JOB -> Reproduce each line from the records that holds "this".

Dataset records ->

☆ ☆ ☆ ☆ ☆ ☆ ☆

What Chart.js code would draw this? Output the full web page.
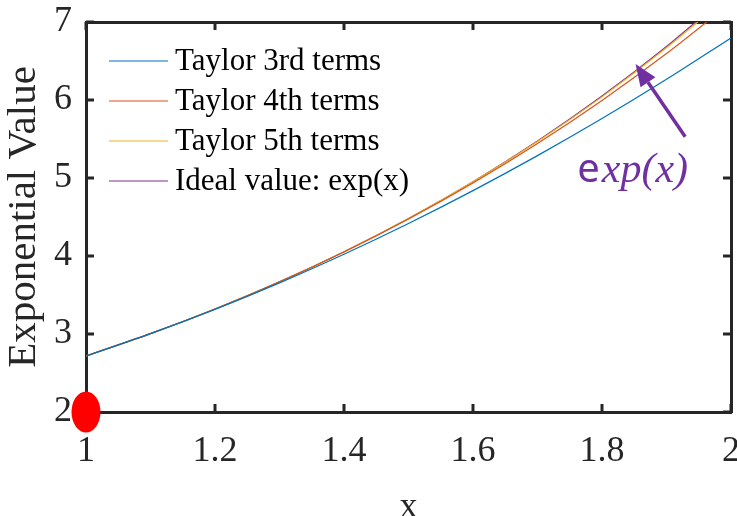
<!DOCTYPE html>
<html>
<head>
<meta charset="utf-8">
<script src="https://cdn.jsdelivr.net/npm/chart.js@4.4.1/dist/chart.umd.min.js"></script>
<style>
  html, body { margin: 0; padding: 0; background: #fff; }
  #wrap { width: 737px; height: 516px; position: relative; }
</style>
</head>
<body>
<div id="wrap"><canvas id="expChart"></canvas></div>
<script>
// values
const xs = [1.0, 1.1, 1.2, 1.3, 1.4, 1.5, 1.6, 1.7, 1.8, 1.9, 2.0];
const taylor3 = [2.718, 3.004, 3.316, 3.656, 4.023, 4.417, 4.838, 5.287, 5.762, 6.265, 6.796];
const taylor4 = [2.718, 3.004, 3.320, 3.668, 4.052, 4.474, 4.936, 5.442, 5.994, 6.595, 7.249];
const taylor5 = [2.718, 3.004, 3.320, 3.669, 4.055, 4.481, 4.951, 5.469, 6.040, 6.669, 7.362];
const idealExp = [2.718, 3.004, 3.320, 3.669, 4.055, 4.482, 4.953, 5.474, 6.050, 6.686, 7.389];

const seriesLabels = ['Taylor 3rd terms', 'Taylor 4th terms', 'Taylor 5th terms', 'Ideal value: exp(x)'];
const seriesColors = ['#0072BD', '#D95319', '#EDB120', '#7E2F8E'];

const xTicks = [1, 1.2, 1.4, 1.6, 1.8, 2];
const yTicks = [2, 3, 4, 5, 6, 7];

// red marker at the origin corner, and the annotation (data coords)
const markerPoint = { x: 1, y: 2 };
const arrowTip = { x: 1.852, y: 6.46 };
const arrowTail = { x: 1.929, y: 5.53 };
const noteAnchor = { x: 1.846, y: 4.95 };

const AXIS = '#262626';
const SERIF = '"Liberation Serif", "Times New Roman", serif';

function ellipseImage() {
  const c = document.createElement('canvas');
  c.width = 30; c.height = 42;
  const g = c.getContext('2d');
  g.fillStyle = '#FF0000';
  g.beginPath();
  g.ellipse(15, 21, 14.5, 20.5, 0, 0, Math.PI * 2);
  g.fill();
  return c;
}

function noPad(s) {
  s.paddingTop = 0; s.paddingBottom = 0;
  s.paddingLeft = 0; s.paddingRight = 0;
}

const boxTicks = {
  id: 'boxTicks',
  beforeDatasetsDraw(chart) {
    const { ctx, chartArea: a, scales } = chart;
    ctx.save();
    ctx.strokeStyle = AXIS;
    ctx.lineWidth = 3;
    ctx.beginPath();
    xTicks.forEach(v => {
      const px = scales.x.getPixelForValue(v);
      ctx.moveTo(px, a.bottom); ctx.lineTo(px, a.bottom - 8);
      ctx.moveTo(px, a.top); ctx.lineTo(px, a.top + 8);
    });
    yTicks.forEach(v => {
      const py = scales.y.getPixelForValue(v);
      ctx.moveTo(a.left, py); ctx.lineTo(a.left + 8, py);
      ctx.moveTo(a.right, py); ctx.lineTo(a.right - 8, py);
    });
    ctx.stroke();
    ctx.restore();
  }
};

const legendAndNote = {
  id: 'legendAndNote',
  afterDatasetsDraw(chart) {
    const { ctx, chartArea: a, scales } = chart;
    ctx.save();
    // legend
    ctx.font = '31px ' + SERIF;
    ctx.textBaseline = 'middle';
    ctx.textAlign = 'left';
    seriesLabels.forEach((lab, i) => {
      const y = a.top + 39 + i * 40;
      ctx.strokeStyle = seriesColors[i];
      ctx.lineWidth = 1.2;
      ctx.beginPath();
      ctx.moveTo(a.left + 23, y);
      ctx.lineTo(a.left + 82, y);
      ctx.stroke();
      ctx.fillStyle = '#000';
      ctx.fillText(lab, a.left + 89, y + 1);
    });

    // arrow
    const tx = scales.x.getPixelForValue(arrowTip.x), ty = scales.y.getPixelForValue(arrowTip.y);
    const sx = scales.x.getPixelForValue(arrowTail.x), sy = scales.y.getPixelForValue(arrowTail.y);
    const ang = Math.atan2(ty - sy, tx - sx);
    const headLen = 22, headW = 9;
    const bx = tx - headLen * Math.cos(ang), by = ty - headLen * Math.sin(ang);
    ctx.strokeStyle = '#7030A0';
    ctx.fillStyle = '#7030A0';
    ctx.lineWidth = 3.5;
    ctx.beginPath();
    ctx.moveTo(sx, sy);
    ctx.lineTo(bx, by);
    ctx.stroke();
    ctx.beginPath();
    ctx.moveTo(tx, ty);
    ctx.lineTo(bx + headW * Math.sin(ang), by - headW * Math.cos(ang));
    ctx.lineTo(bx - headW * Math.sin(ang), by + headW * Math.cos(ang));
    ctx.closePath();
    ctx.fill();

    // label: upright "e" + italic "xp(x)"
    const nx = scales.x.getPixelForValue(noteAnchor.x), ny = scales.y.getPixelForValue(noteAnchor.y);
    const fE = '40px "Noto Sans", "DejaVu Sans", sans-serif';
    const fRest = 'italic 42px ' + SERIF;
    ctx.textBaseline = 'alphabetic';
    ctx.font = fE; const wE = ctx.measureText('e').width;
    ctx.font = fRest; const wR = ctx.measureText('xp(x)').width;
    let x0 = nx - (wE + wR) / 2;
    ctx.font = fE; ctx.fillText('e', x0, ny);
    ctx.font = fRest; ctx.fillText('xp(x)', x0 + wE + 2, ny);
    ctx.restore();
  }
};

function makeLine(vals, i) {
  return {
    type: 'line',
    label: seriesLabels[i],
    data: xs.map((x, k) => ({ x, y: vals[k] })),
    borderColor: seriesColors[i],
    backgroundColor: seriesColors[i],
    borderWidth: 1.2,
    pointRadius: 0,
    cubicInterpolationMode: 'monotone',
    fill: false
  };
}

new Chart(document.getElementById('expChart'), {
  type: 'line',
  data: {
    datasets: [
      makeLine(taylor3, 0),
      makeLine(taylor4, 1),
      makeLine(taylor5, 2),
      makeLine(idealExp, 3),
      {
        type: 'scatter',
        label: 'marker',
        data: [markerPoint],
        pointStyle: ellipseImage(),
        pointRadius: 20,
        clip: false
      }
    ]
  },
  options: {
    responsive: true,
    maintainAspectRatio: false,
    animation: false,
    layout: { padding: 0, autoPadding: false },
    plugins: {
      legend: { display: false },
      tooltip: { enabled: false }
    },
    scales: {
      x: {
        type: 'linear', position: 'bottom', min: 1, max: 2,
        afterFit: s => { s.height = 104; noPad(s); },
        afterBuildTicks: s => { s.ticks = xTicks.map(v => ({ value: v })); },
        grid: { drawOnChartArea: false, drawTicks: false },
        border: { display: true, width: 3, color: AXIS },
        ticks: {
          padding: 18, color: AXIS, maxRotation: 0,
          font: { family: SERIF, size: 36 },
          callback: v => String(+v.toFixed(1))
        },
        title: {
          display: true, text: 'x', color: AXIS,
          font: { family: SERIF, size: 36, lineHeight: 0.45 },
          padding: { top: 0, bottom: 0 }
        }
      },
      x2: {
        type: 'linear', position: 'top', min: 1, max: 2,
        afterFit: s => { s.height = 22; noPad(s); },
        grid: { drawOnChartArea: false, drawTicks: false },
        border: { display: true, width: 3, color: AXIS },
        ticks: { display: false }
      },
      y: {
        type: 'linear', position: 'left', min: 2, max: 7,
        afterFit: s => { s.width = 86; noPad(s); },
        afterBuildTicks: s => { s.ticks = yTicks.map(v => ({ value: v })); },
        grid: { drawOnChartArea: false, drawTicks: false },
        border: { display: true, width: 3, color: AXIS },
        ticks: {
          padding: 14, color: AXIS,
          font: { family: SERIF, size: 36 }
        },
        title: {
          display: true, text: 'Exponential Value', color: AXIS,
          font: { family: SERIF, size: 41 },
          padding: { top: 0, bottom: 0 }
        }
      },
      y2: {
        type: 'linear', position: 'right', min: 2, max: 7,
        afterFit: s => { s.width = 6; noPad(s); },
        grid: { drawOnChartArea: false, drawTicks: false },
        border: { display: true, width: 3, color: AXIS },
        ticks: { display: false }
      }
    }
  },
  plugins: [boxTicks, legendAndNote]
});
</script>
</body>
</html>
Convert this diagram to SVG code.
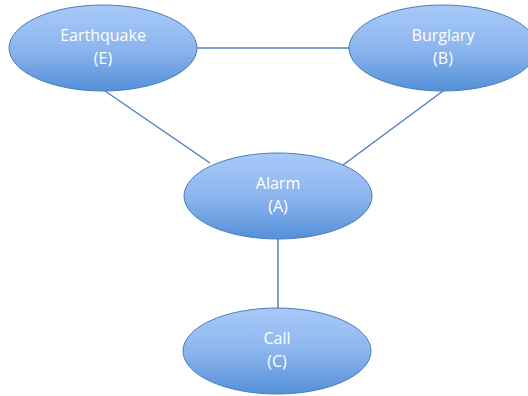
<svg xmlns="http://www.w3.org/2000/svg" width="528" height="396" viewBox="0 0 528 396">
<defs>
<linearGradient id="g" x1="0" y1="0" x2="0" y2="1">
<stop offset="0" stop-color="#a8c9f8"/>
<stop offset="0.5" stop-color="#8db6ee"/>
<stop offset="1" stop-color="#5490d9"/>
</linearGradient>
<style>
.n{fill:url(#g);stroke:#4a7ebb;stroke-width:1}
.t{fill:#ffffff;font-family:"Open Sans","Liberation Sans",sans-serif;font-size:16px;text-anchor:middle}
.e{stroke:#4f81bd;stroke-width:1.5;fill:none}
</style>
</defs>
<rect width="528" height="396" fill="#ffffff"/>
<g id="connectors">
<line class="e" x1="197" y1="48" x2="349" y2="48"/>
<line class="e" x1="105" y1="91" x2="210" y2="163"/>
<line class="e" x1="443" y1="91" x2="343" y2="165"/>
<line class="e" x1="278" y1="239" x2="278" y2="308"/>
</g>
<g id="earthquake">
<ellipse class="n" cx="103" cy="48" rx="94" ry="43"/>
<text class="t" x="103" y="41">Earthquake</text>
<text class="t" x="103" y="64">(E)</text>
</g>
<g id="burglary">
<ellipse class="n" cx="443" cy="48" rx="94" ry="43"/>
<text class="t" x="443" y="41">Burglary</text>
<text class="t" x="443" y="64">(B)</text>
</g>
<g id="alarm">
<ellipse class="n" cx="278" cy="196" rx="94" ry="43"/>
<text class="t" x="278" y="189">Alarm</text>
<text class="t" x="278" y="212">(A)</text>
</g>
<g id="call">
<ellipse class="n" cx="277" cy="351" rx="94" ry="43"/>
<text class="t" x="277" y="344">Call</text>
<text class="t" x="277" y="367">(C)</text>
</g>
</svg>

☆ ☆ ☆ ☆ ☆ ☆ ☆

COMPLETED TASK ->
What Chart.js code would draw this? Output the full web page.
Convert this diagram to SVG code.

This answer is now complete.